Muslim families grow lotuses for temples in Kerala village


As the mist slowly lifts from the water, a group of men bend down to meticulously start plucking the lotus buds that cover the lake’s surface. These buds will travel to temples across Kerala and other States.

The men are all Muslim and Edakkulam, also known as Thamara Kayal or ‘lotus lake’, is in Thirunavaya, a predominantly Muslim village in Kerala’s Malappuram district. Here, some 1,500 acres of waterbodies are filled with lotus blooms: Valiyaparappur Kayal, Cheriyaparappur Kayal, Pallar Kayal and Manneduthakund and more.

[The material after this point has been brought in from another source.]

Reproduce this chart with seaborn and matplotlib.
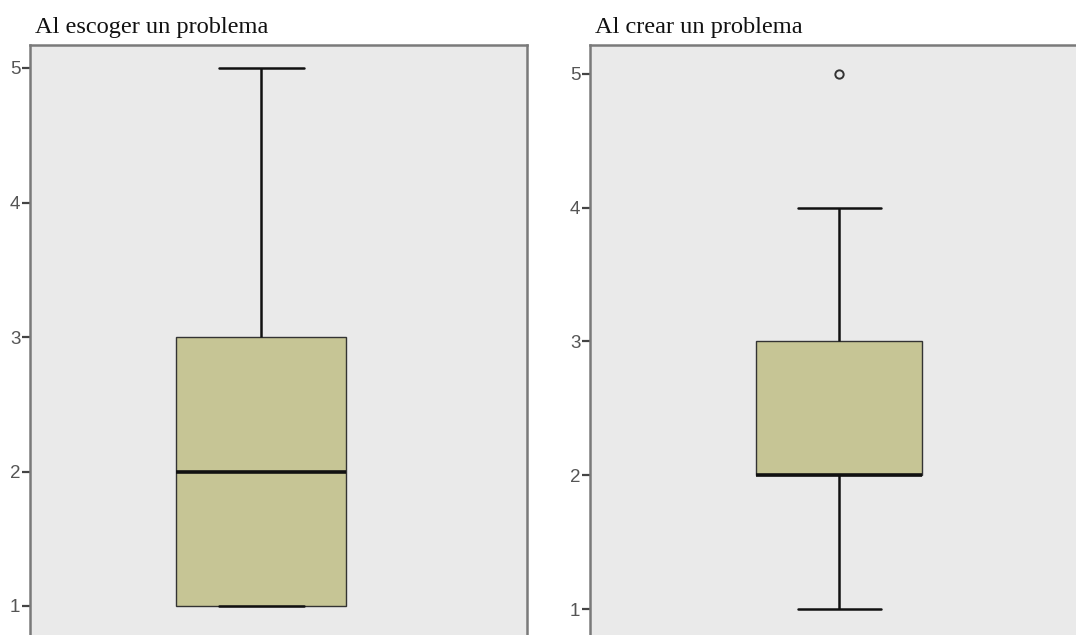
import numpy as np
import pandas as pd
import matplotlib
matplotlib.use("Agg")
import matplotlib.pyplot as plt
import seaborn as sns

# Data (ordinal responses 1-5)
titles = ["Al escoger un problema", "Al crear un problema"]
escoger_values = [1, 1, 1, 1, 2, 2, 2, 3, 3, 3, 4, 5]
crear_values = [1, 2, 2, 2, 2, 2, 3, 3, 3, 4, 5]
yticks = [1, 2, 3, 4, 5]

sns.set_style("white")

W, H = 1076, 635
fig = plt.figure(figsize=(W / 100, H / 100), dpi=100)

box_color = "#C6C595"
bg = "#EAEAEA"
spine_c = "#7A7A7A"

# axes in pixel layout: (left, top, right, bottom, ylim, xlim)
layouts = [
    (30, 45, 527, 635, (1 - 29 / 134.5, 5 + 23 / 134.5), (-231 / 212.5, 266 / 212.5)),
    (590, 45, 1076, 635, (1 - 26 / 133.75, 5 + 29 / 133.75), (-249 / 207.5, 237 / 207.5)),
]
datasets = [escoger_values, crear_values]

for i, (vals, title, lay) in enumerate(zip(datasets, titles, layouts)):
    l, t, r, b, ylim, xlim = lay
    ax = fig.add_axes([l / W, 1 - b / H, (r - l) / W, (b - t) / H])
    ax.set_facecolor(bg)
    df = pd.DataFrame({"g": ["a"] * len(vals), "v": vals})
    sns.boxplot(
        data=df, x="g", y="v", ax=ax, width=0.8, color=box_color,
        whis=1.5, linewidth=1.2, linecolor="#2b2b2b",
        boxprops=dict(facecolor=box_color, edgecolor="#333333", linewidth=1.0),
        medianprops=dict(color="#111111", linewidth=2.6),
        whiskerprops=dict(color="#111111", linewidth=1.8),
        capprops=dict(color="#111111", linewidth=1.8),
        flierprops=dict(marker="o", markersize=6, markerfacecolor="none",
                        markeredgecolor="#333333", markeredgewidth=1.4),
    )
    ax.set_ylim(*ylim)
    ax.set_xlim(*xlim)
    ax.set_yticks(yticks)
    ax.set_yticklabels([str(v) for v in yticks], fontsize=13.5, color="#555555",
                       family="Liberation Sans")
    ax.set_xticks([])
    ax.set_xlabel("")
    ax.set_ylabel("")
    ax.tick_params(axis="y", direction="out", length=6, width=1.6, color="#444444",
                   pad=1, left=True)
    for side in ["top", "left", "right"]:
        ax.spines[side].set_visible(True)
        ax.spines[side].set_color(spine_c)
        ax.spines[side].set_linewidth(1.8)
    ax.spines["bottom"].set_visible(False)
    if i == 1:
        ax.spines["right"].set_visible(False)
    fig.text((l + 5) / W, 1 - 33 / H, title, fontsize=17.6, family="Liberation Serif",
             color="#111111", ha="left", va="baseline")

fig.savefig("out.png", dpi=100)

For over 50 years, the Muslims of Thirunavaya have been growing lotuses for supply to major temples, including those at Thrissur, Guruvayur, Chennai, Bengaluru and Coimbatore.

“There are no restrictions from the temples or from our community. Everyone appreciates our work,” says lotus farmer Chakkali Parambil Musthafa. Aslam Karakkadan, who has been growing lotuses for over 25 years, says, “The buds are sold for ₹2 to ₹5 a piece, depending on their size.”

The other members of these families transport the flowers to temples. “We supply 7,000 to 8,000 flowers on an average each day,” says Karakkadan. “The Guruvayur temple requires 400 flowers a day.”

“The returns are lower than for other crops,” says Musthafa, “but the goodwill generated is enormous.”